Mica of good quality is found in the Uluguru Mountains on the Tanganyika railway about 124 miles from Dar-es-Salaam, and about 100 tons are exported annually.
A promising proposition exists at Magadi in a large lake of carbonate of soda, which a British company has endeavoured to secure. In time this should prove one of the principal industries, as the deposit appears to be unlimited. The inter-native trade does not amount to much, as in this direction the Indian can compete with and outreach even the German.
As a "commercial" Colony for the production of raw materials, the Germans looked upon their East African territory as the jewel of their possessions.
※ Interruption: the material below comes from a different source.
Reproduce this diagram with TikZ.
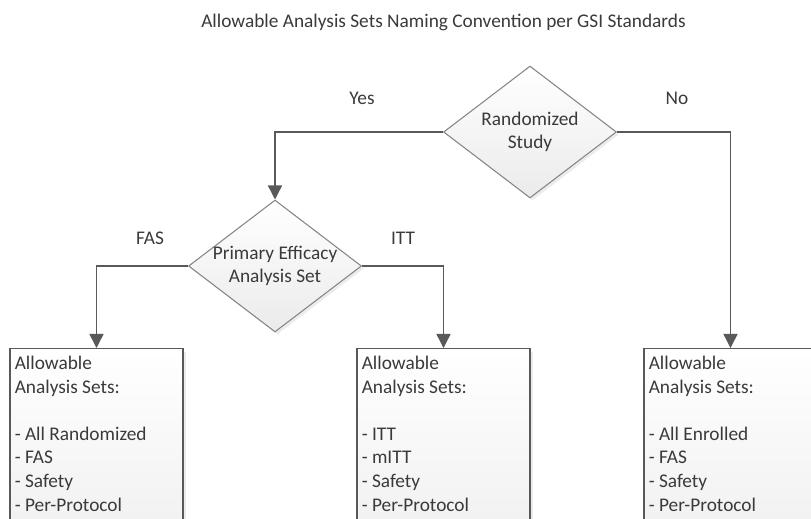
\documentclass[tikz,border=0pt]{standalone}
\usepackage{fontspec}
\setmainfont{Carlito}
\usetikzlibrary{positioning, shapes.geometric, arrows.meta, shadows}
\definecolor{linegray}{HTML}{595959}
\definecolor{edgegray}{HTML}{858585}
\definecolor{textgray}{HTML}{3A3A3A}
\tikzset{
	flowtext/.style={font=\fontsize{11}{13.4}\selectfont, text=textgray}
}
\tikzset{
	decision/.style={diamond, draw=edgegray, line width=0.6pt, top color=white,
	bottom color=gray!16, minimum width=3.46cm, minimum height=2.64cm, inner sep=0pt,
	drop shadow={shadow xshift=0.05cm, shadow yshift=-0.05cm, opacity=0.15}}
}
\tikzset{
	setbox/.style={rectangle, draw=linegray, line width=0.7pt, top color=white,
	bottom color=gray!12, minimum width=3.46cm, minimum height=4cm, anchor=north,
	drop shadow={shadow xshift=0.06cm, shadow yshift=-0.06cm, opacity=0.15}},
	settext/.style={flowtext, align=left, anchor=north west, inner sep=0pt},
	flowline/.style={draw=linegray, line width=0.8pt, -{Triangle[width=8pt,length=8pt]}}
}

\begin{document}
\begin{tikzpicture}[x=0.02cm, y=-0.02cm]
  \useasboundingbox (0,0) rectangle (811,518);
  \node[flowtext] (title) at (443.5,22) {Allowable Analysis Sets Naming Convention per GSI Standards};

  % decisions
  \node[decision, label={[flowtext, align=center]center:{Randomized\\Study}}] (random) at (530,132) {};
  \node[decision, label={[flowtext, align=center]center:{Primary Efficacy\\Analysis Set}}] (effset) at (275,266) {};

  % result boxes, cut off at the bottom
  \node[setbox] (fasbox) at (96.5,348) {};
  \node[setbox] (ittbox) at (443.5,348) {};
  \node[setbox] (enrbox) at (730.5,348) {};
  \node[settext] (fastext) at ([xshift=0.1cm, yshift=-0.16cm]fasbox.north west)
    {Allowable\\Analysis Sets:\\[13.4pt]- All Randomized\\- FAS\\- Safety\\- Per-Protocol};
  \node[settext] (itttext) at ([xshift=0.1cm, yshift=-0.16cm]ittbox.north west)
    {Allowable\\Analysis Sets:\\[13.4pt]- ITT\\- mITT\\- Safety\\- Per-Protocol};
  \node[settext] (enrtext) at ([xshift=0.1cm, yshift=-0.16cm]enrbox.north west)
    {Allowable\\Analysis Sets:\\[13.4pt]- All Enrolled\\- FAS\\- Safety\\- Per-Protocol};

  \draw[flowline] (random.west) -| (effset.north);
  \draw[flowline] (random.east) -| (enrbox.north);
  \draw[flowline] (effset.west) -| (fasbox.north);
  \draw[flowline] (effset.east) -| (ittbox.north);

  \node[flowtext] (yes) at (362,98) {Yes};
  \node[flowtext] (no) at (677,98) {No};
  \node[flowtext] (fas) at (150,238) {FAS};
  \node[flowtext] (itt) at (403,238) {ITT};
\end{tikzpicture}
\end{document}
It was intended to give in August, 1914, a demonstration of the economic life of the Colony, and to hold at Dar-es-Salaam an exhibition for the whole country, to be connected with the opening of the working of the whole length of the Tanganyika railway.
The exhibition was to have been held under the patronage and graced by the presence of the German Crown Prince, and festivities extending over a fortnight were arranged for. German firms were to have sent a large number of exhibits, and numbers of visitors from Europe were expected. Visitors have certainly since arrived, but not in the guise it was anticipated.
On 8th August, 1914, H.M.S. Pegasus and Astraea appeared before Dar-es-Salaam and proceeded to destroy the powerful wireless station, and in a few hours the town and several liners in the harbour surrendered.
The Pegasus was subsequently attacked by the K?nigsberg while the former was at anchor, and being outranged was destroyed.
The K?nigsberg did not, however, have a long spell of liberty, for she was shortly afterwards discovered by H.M.S. Chatham hiding in shoal water, sheltered from view by dense palms, about six miles up the Rufigi River Opposite Mafia Island, and put out of action.
Meanwhile British forces composed of Sikhs, other Indian troops, and King's African Rifles, whose headquarters are Zanzibar, proceeded from British Central and British East Africa to occupy the German territory.